Letters of Recommendation
Many students, during their studies or when about to graduate, ask for letters of recommendation when they apply for graduate programs or want to study abroad. To fulfill all these wishes is neither possible, nor sensible. Here are the criteria that you should satisfy in order to obtain a letter of recommendation that is useful for you:
- Due to time constraints, I will write letters of recommendation only if they are strictly required for the application to an academic program (Master, PhD, exchange).
- Your grades in our courses and seminars, or in the thesis you have written under our supervision, have to be good or excellent. These grades will expressly be mentioned in the letter, and it certainly does not promote your goals to have an average or bad grade highlighted this way.
- The overall image conveyed by your transcript of grades should justify an application. You don’t have to be an A student to qualify for studies abroad or for a graduate program. However, a bad performance during your current program may render the whole application fruitless, so you should at least think about saving the effort.
- If you are heading for a program that emphasizes quantitative topics, like Finance or Management Economics, you'd better have decent grades in subjects like Microeconomics, Mathematics, Statistics, Econometrics... Otherwise it might be a waste of time - for us to draft a letter, for you to apply. Better switch to a more suitable program.
- Make sure that you know in greater detail how the application procedure works. You have to know exactly what you need: Just a letter in a closed and sealed envelope? Does this letter have to bear the address of the institution where you apply? Or is it necessary/sufficient to fill in a form? Does the institution send an email to the referee that requires him to fight through an online questionnaire? All this is research you should do before we talk about your application.
- Be on time. Do not show up and ask to receive a letter of recommendation the following day. This might be possible in very exceptional cases, but there is no guarantee for that. Better ask for the letter at least six weeks before the deadline for your application, in particular if it is in the semester break. And finally: better do not request 20 or 30 letters of recommendation at a time.

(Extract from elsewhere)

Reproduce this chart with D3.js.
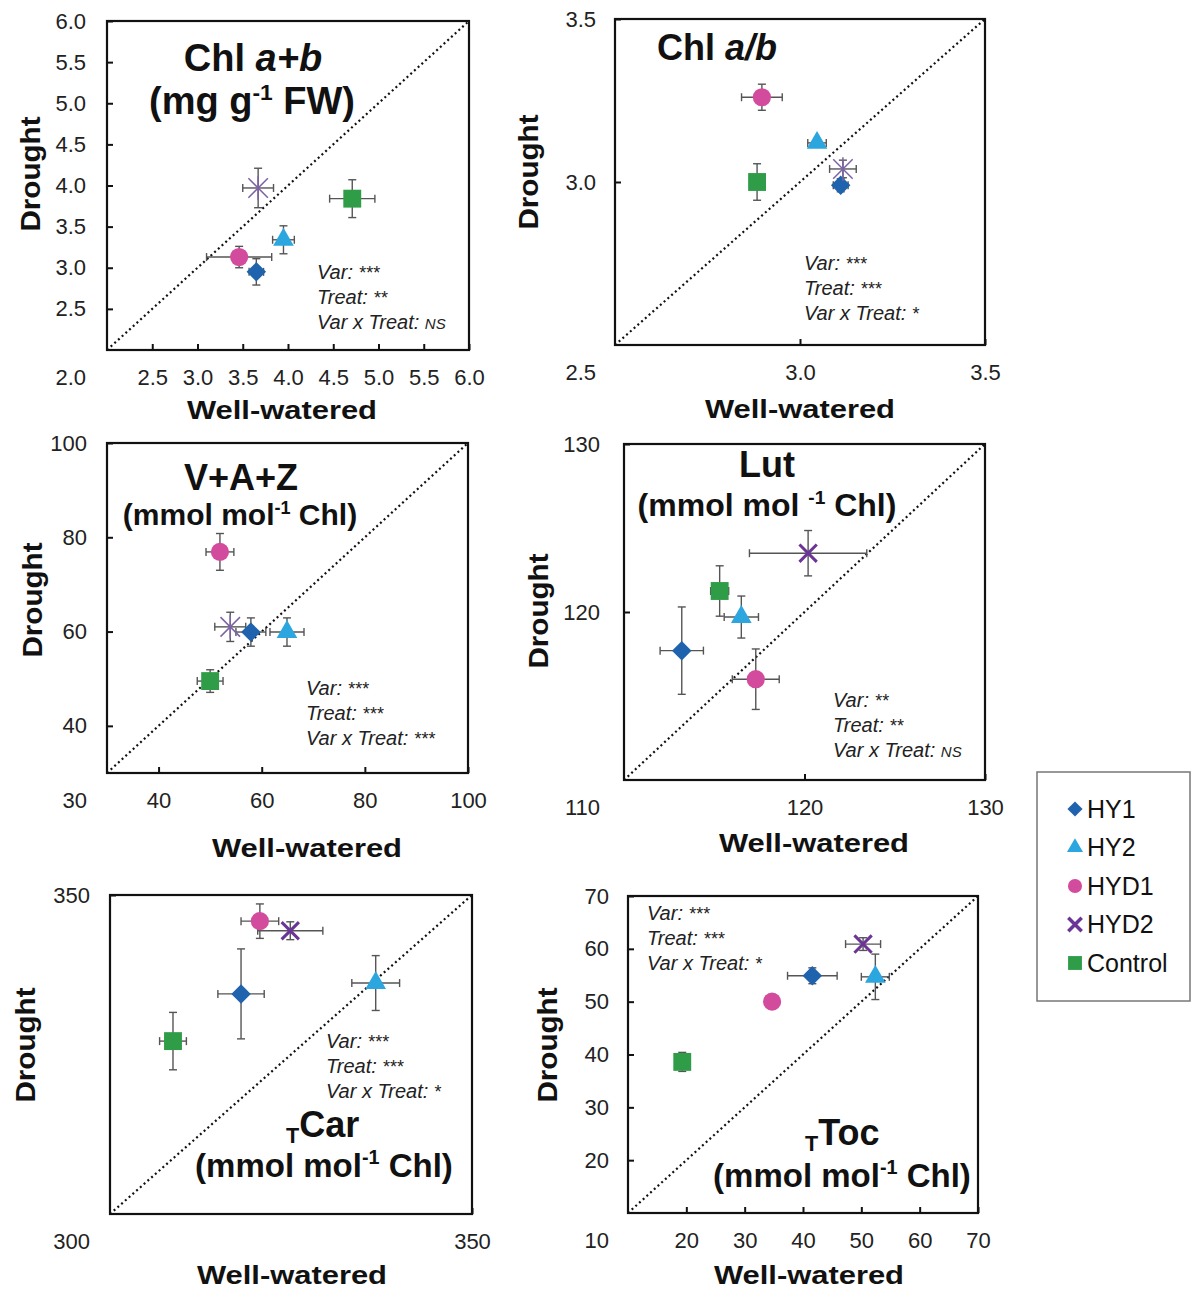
<!DOCTYPE html>
<html>
<head>
<meta charset="utf-8">
<script src="https://cdn.jsdelivr.net/npm/d3@7"></script>
<style>
  body { margin: 0; background: #fff; }
  svg { display: block; font-family: "Liberation Sans", Arial, sans-serif; }
  .tick text { font-size: 22px; fill: #222; }
</style>
</head>
<body>
<svg id="fig" width="1192" height="1290"></svg>
<script>
// genotypes, in legend order
const genotypes = ["HY1", "HY2", "HYD1", "HYD2", "Control"];

// Chl a+b (mg g-1 FW)
const chlabWW    = [3.65, 3.95, 3.46, 3.67, 4.71];
const chlabWWErr = [0.08, 0.12, 0.36, 0.17, 0.25];
const chlabDR    = [2.95, 3.34, 3.13, 3.97, 3.84];
const chlabDRErr = [0.16, 0.17, 0.13, 0.24, 0.23];
const chlabTicks = [2.0, 2.5, 3.0, 3.5, 4.0, 4.5, 5.0, 5.5, 6.0];
const chlabStats = ["***", "**", "NS"];

// Chl a/b
const ratioWW    = [3.11, 3.046, 2.897, 3.116, 2.884];
const ratioWWErr = [0.02, 0.025, 0.055, 0.036, 0.01];
const ratioDR    = [2.99, 3.12, 3.26, 3.04, 3.0];
const ratioDRErr = [0.02, 0.012, 0.04, 0.027, 0.056];
const ratioTicks = [2.5, 3.0, 3.5];
const ratioStats = ["***", "***", "*"];

// V+A+Z (mmol mol-1 Chl)
const vazWW    = [57.9, 64.9, 51.9, 53.9, 50.0];
const vazWWErr = [2.9, 3.3, 2.7, 3.0, 2.5];
const vazDR    = [59.9, 59.9, 76.9, 61.0, 49.5];
const vazDRErr = [3.0, 3.0, 3.9, 3.1, 2.4];
const vazTicks = [30, 40, 60, 80, 100];
const vazStats = ["***", "***", "***"];

// Lut (mmol mol-1 Chl)
const lutWW    = [113.2, 116.5, 117.3, 120.2, 115.3];
const lutWWErr = [1.2, 0.95, 1.3, 3.25, 0.5];
const lutDR    = [117.7, 119.7, 116.0, 123.5, 121.25];
const lutDRErr = [2.6, 1.25, 1.8, 1.35, 1.5];
const lutTicks = [110, 120, 130];
const lutStats = ["**", "**", "NS"];

// TCar (mmol mol-1 Chl)
const carWW    = [318.1, 336.7, 320.7, 324.9, 308.7];
const carWWErr = [3.2, 3.3, 2.6, 4.5, 1.85];
const carDR    = [334.5, 336.2, 345.9, 344.4, 327.1];
const carDRErr = [7.05, 4.3, 2.7, 1.4, 4.5];
const carTicks = [300, 350];
const carStats = ["***", "***", "*"];

// TToc (mmol mol-1 Chl)
const tocWW    = [41.6, 52.4, 34.7, 50.3, 19.3];
const tocWWErr = [4.25, 2.4, 0.5, 3.0, 0.5];
const tocDR    = [54.9, 54.7, 50.0, 60.9, 38.6];
const tocDRErr = [1.5, 4.3, 0.5, 1.2, 1.8];
const tocTicks = [10, 20, 30, 40, 50, 60, 70];
const tocStats = ["***", "***", "*"];

// marker look per genotype
const colors = { HY1: "#1f62ad", HY2: "#2ba6de", HYD1: "#d24b9d", HYD2: "#6b3598", Control: "#2f9d48" };

// custom symbols
const symDiamond = { draw(ctx, size) {
  const r = Math.sqrt(size / 2);
  ctx.moveTo(0, -r); ctx.lineTo(r, 0); ctx.lineTo(0, r); ctx.lineTo(-r, 0); ctx.closePath();
}};
const symX = { draw(ctx, size) {
  const r = Math.sqrt(size) / 2;
  ctx.moveTo(-r, -r); ctx.lineTo(r, r); ctx.moveTo(r, -r); ctx.lineTo(-r, r);
}};
const symStar = { draw(ctx, size) {
  const r = Math.sqrt(size) / 2;
  ctx.moveTo(-r, -r); ctx.lineTo(r, r); ctx.moveTo(r, -r); ctx.lineTo(-r, r);
  ctx.moveTo(0, -r * 1.2); ctx.lineTo(0, r * 1.2);
}};

function markerAttrs(g, style, scale) {
  scale = scale || 1;
  if (g === "HY1") return { type: symDiamond, size: 190 * scale, fill: colors.HY1 };
  if (g === "HY2") return { type: d3.symbolTriangle, size: 185 * scale, fill: colors.HY2 };
  if (g === "HYD1") return { type: d3.symbolCircle, size: 260 * scale, fill: colors.HYD1 };
  if (g === "Control") return { type: d3.symbolSquare, size: 320 * scale, fill: colors.Control };
  if (style === "star") return { type: symStar, size: 380 * scale, stroke: "#7d62a6", sw: 1.5 };
  return { type: symX, size: 300 * scale, stroke: colors.HYD2, sw: 3 };
}

const panels = [
  { ww: chlabWW, wwErr: chlabWWErr, dr: chlabDR, drErr: chlabDRErr, ticks: chlabTicks, fmt: ".1f",
    stats: chlabStats, box: [107, 21, 469, 350], yPad: 21, hyd2: "star",
    drought: [30, 174], well: [282, 419], statsAt: [317, 279],
    title: [
      { x: 253, y: 71, size: 38, anchor: "middle", parts: [["Chl ", ""], ["a+b", "i"]] },
      { x: 252, y: 114, size: 38, anchor: "middle", parts: [["(mg g", ""], ["-1", "sup"], [" FW)", ""]] }
    ] },
  { ww: ratioWW, wwErr: ratioWWErr, dr: ratioDR, drErr: ratioDRErr, ticks: ratioTicks, fmt: ".1f",
    stats: ratioStats, box: [615, 19, 985, 345], yPad: 19, hyd2: "star",
    drought: [528, 172], well: [800, 418], statsAt: [804, 270],
    title: [
      { x: 657, y: 60, size: 36, anchor: "start", parts: [["Chl ", ""], ["a/b", "i"]] }
    ] },
  { ww: vazWW, wwErr: vazWWErr, dr: vazDR, drErr: vazDRErr, ticks: vazTicks, fmt: "d",
    stats: vazStats, box: [107, 443, 468, 773], yPad: 20, hyd2: "star",
    drought: [32, 600], well: [307, 857], statsAt: [306, 695],
    title: [
      { x: 241, y: 490, size: 36, anchor: "middle", parts: [["V+A+Z", ""]] },
      { x: 240, y: 525, size: 30, anchor: "middle", parts: [["(mmol mol", ""], ["-1", "sup"], [" Chl)", ""]] }
    ] },
  { ww: lutWW, wwErr: lutWWErr, dr: lutDR, drErr: lutDRErr, ticks: lutTicks, fmt: "d",
    stats: lutStats, box: [624, 444, 985, 780], yPad: 24, hyd2: "x",
    drought: [538, 611], well: [814, 852], statsAt: [833, 707],
    title: [
      { x: 767, y: 477, size: 36, anchor: "middle", parts: [["Lut", ""]] },
      { x: 767, y: 516, size: 32, anchor: "middle", parts: [["(mmol mol ", ""], ["-1", "sup"], [" Chl)", ""]] }
    ] },
  { ww: carWW, wwErr: carWWErr, dr: carDR, drErr: carDRErr, ticks: carTicks, fmt: "d",
    stats: carStats, box: [110, 895, 472, 1214], yPad: 20, hyd2: "x",
    drought: [25, 1045], well: [292, 1284], statsAt: [326, 1048],
    title: [
      { x: 286, y: 1137, size: 36, anchor: "start", parts: [["T", "sub"], ["Car", ""]] },
      { x: 324, y: 1177, size: 33, anchor: "middle", parts: [["(mmol mol", ""], ["-1", "sup"], [" Chl)", ""]] }
    ] },
  { ww: tocWW, wwErr: tocWWErr, dr: tocDR, drErr: tocDRErr, ticks: tocTicks, fmt: "d",
    stats: tocStats, box: [628, 896, 978, 1213], yPad: 19, hyd2: "x",
    drought: [547, 1045], well: [809, 1284], statsAt: [647, 920],
    title: [
      { x: 805, y: 1145, size: 36, anchor: "start", parts: [["T", "sub"], ["Toc", ""]] },
      { x: 842, y: 1187, size: 33, anchor: "middle", parts: [["(mmol mol", ""], ["-1", "sup"], [" Chl)", ""]] }
    ] }
];

const svg = d3.select("#fig");

function richText(parent, spec) {
  const t = parent.append("text")
    .attr("x", spec.x).attr("y", spec.y)
    .attr("text-anchor", spec.anchor)
    .style("font-size", spec.size + "px")
    .style("font-weight", "bold")
    .attr("fill", "#111");
  let shift = 0;
  spec.parts.forEach(([s, kind]) => {
    const sp = t.append("tspan").text(s);
    let target = 0;
    if (kind === "sup") { target = -spec.size * 0.38; sp.style("font-size", (spec.size * 0.6) + "px"); }
    if (kind === "sub") { target = spec.size * 0.18; sp.style("font-size", (spec.size * 0.6) + "px"); }
    if (kind === "i") sp.style("font-style", "italic");
    if (target !== shift) { sp.attr("dy", target - shift); shift = target; }
  });
}

panels.forEach(p => {
  const [x0, y0, x1, y1] = p.box;
  const lo = p.ticks[0], hi = p.ticks[p.ticks.length - 1];
  const x = d3.scaleLinear().domain([lo, hi]).range([x0, x1]);
  const y = d3.scaleLinear().domain([lo, hi]).range([y1, y0]);
  const fmt = d3.format(p.fmt);
  const g = svg.append("g");

  // axes, ticks pointing inward
  g.append("g")
    .attr("transform", `translate(0,${y1})`)
    .call(d3.axisBottom(x).tickValues(p.ticks.slice(1)).tickFormat(fmt)
      .tickSizeInner(-6).tickSizeOuter(0).tickPadding(19))
    .call(a => a.select(".domain").remove())
    .call(a => a.selectAll(".tick line").attr("stroke", "#111").attr("stroke-width", 2));
  g.append("g")
    .attr("transform", `translate(${x0},0)`)
    .call(d3.axisLeft(y).tickValues(p.ticks.slice(1)).tickFormat(fmt)
      .tickSizeInner(-6).tickSizeOuter(0).tickPadding(p.yPad))
    .call(a => a.select(".domain").remove())
    .call(a => a.selectAll(".tick line").attr("stroke", "#111").attr("stroke-width", 2));
  // shared corner label for the minimum
  g.append("text")
    .attr("x", x0 - p.yPad).attr("y", y1 + 19).attr("dy", "0.71em")
    .attr("text-anchor", "end")
    .style("font-size", "22px").attr("fill", "#222")
    .text(fmt(lo));

  // 1:1 line
  g.append("line")
    .attr("x1", x(lo)).attr("y1", y(lo)).attr("x2", x(hi)).attr("y2", y(hi))
    .attr("stroke", "#111").attr("stroke-width", 2.2).attr("stroke-dasharray", "2,3");

  // frame
  g.append("rect")
    .attr("x", x0).attr("y", y0).attr("width", x1 - x0).attr("height", y1 - y0)
    .attr("fill", "none").attr("stroke", "#111").attr("stroke-width", 2.2);

  const pts = genotypes.map((name, i) => ({
    name, wx: p.ww[i], we: p.wwErr[i], dy: p.dr[i], de: p.drErr[i]
  }));

  // error bars
  const eb = g.append("g").attr("stroke", "#555").attr("stroke-width", 1.4);
  pts.forEach(d => {
    const cx = x(d.wx), cy = y(d.dy);
    const xa = x(d.wx - d.we), xb = x(d.wx + d.we);
    const ya = y(d.dy - d.de), yb = y(d.dy + d.de);
    eb.append("line").attr("x1", xa).attr("x2", xb).attr("y1", cy).attr("y2", cy);
    eb.append("line").attr("x1", xa).attr("x2", xa).attr("y1", cy - 4).attr("y2", cy + 4);
    eb.append("line").attr("x1", xb).attr("x2", xb).attr("y1", cy - 4).attr("y2", cy + 4);
    eb.append("line").attr("x1", cx).attr("x2", cx).attr("y1", ya).attr("y2", yb);
    eb.append("line").attr("x1", cx - 4).attr("x2", cx + 4).attr("y1", ya).attr("y2", ya);
    eb.append("line").attr("x1", cx - 4).attr("x2", cx + 4).attr("y1", yb).attr("y2", yb);
  });

  // markers
  g.selectAll(".pt").data(pts).join("path")
    .attr("class", "pt")
    .attr("transform", d => `translate(${x(d.wx)},${y(d.dy)})`)
    .each(function(d) {
      const m = markerAttrs(d.name, p.hyd2);
      d3.select(this)
        .attr("d", d3.symbol().type(m.type).size(m.size)())
        .attr("fill", m.fill || "none")
        .attr("stroke", m.stroke || "none")
        .attr("stroke-width", m.sw || 0);
    });

  // titles
  p.title.forEach(t => richText(g, t));

  // axis titles
  g.append("text")
    .attr("transform", `translate(${p.drought[0]},${p.drought[1]}) rotate(-90)`)
    .attr("text-anchor", "middle").attr("dominant-baseline", "central")
    .style("font-size", "28px").style("font-weight", "bold").attr("fill", "#111")
    .attr("textLength", 115).attr("lengthAdjust", "spacingAndGlyphs")
    .text("Drought");
  g.append("text")
    .attr("x", p.well[0]).attr("y", p.well[1])
    .attr("text-anchor", "middle")
    .style("font-size", "26px").style("font-weight", "bold").attr("fill", "#111")
    .attr("textLength", 190).attr("lengthAdjust", "spacingAndGlyphs")
    .text("Well-watered");

  // ANOVA summary
  const labels = ["Var: ", "Treat: ", "Var x Treat: "];
  labels.forEach((lab, i) => {
    const t = g.append("text")
      .attr("x", p.statsAt[0]).attr("y", p.statsAt[1] + i * 25)
      .style("font-size", "20px").style("font-style", "italic").attr("fill", "#222");
    t.append("tspan").text(lab);
    t.append("tspan").text(p.stats[i])
      .style("font-size", p.stats[i] === "NS" ? "15px" : "18px");
  });
});

// legend
const lg = svg.append("g");
lg.append("rect").attr("x", 1037).attr("y", 772).attr("width", 153).attr("height", 229)
  .attr("fill", "#fff").attr("stroke", "#777").attr("stroke-width", 1.5);
genotypes.forEach((name, i) => {
  const cy = 809 + i * 38.5;
  const m = markerAttrs(name, "x", 0.6);
  lg.append("path")
    .attr("transform", `translate(1075,${cy})`)
    .attr("d", d3.symbol().type(m.type).size(m.size)())
    .attr("fill", m.fill || "none")
    .attr("stroke", m.stroke || "none")
    .attr("stroke-width", m.sw ? 3.5 : 0);
  lg.append("text")
    .attr("x", 1087).attr("y", cy).attr("dy", "0.35em")
    .style("font-size", "25px").attr("fill", "#111")
    .text(name);
});
</script>
</body>
</html>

If you want to apply for such a letter, then email a
- current CV,
- transcript of your grades,
- description of the programs you want to apply for,
- description of the requirements (see above),
- short description of your motivation for applying for this specific program.
Put as much information as possible into the body of your email. If it is inevitable to send an attachment, then assign a sensible filename, like "myname_grades.pdf". It is impossible to keep track of all the attachments cleverly named "grades.doc" or "cv.pdf". In each case, the recipient's address will be added to the letter, so don't forget to mention the full address when describing the respective program.
Either you can have your letter in a sealed envelope (which you can send in with your application), or I will send it directly to the institution where you apply (e.g., if you submit your application online). The reason is simple: an unsealed letter of recommendation "to whom it may concern" is pretty worthless.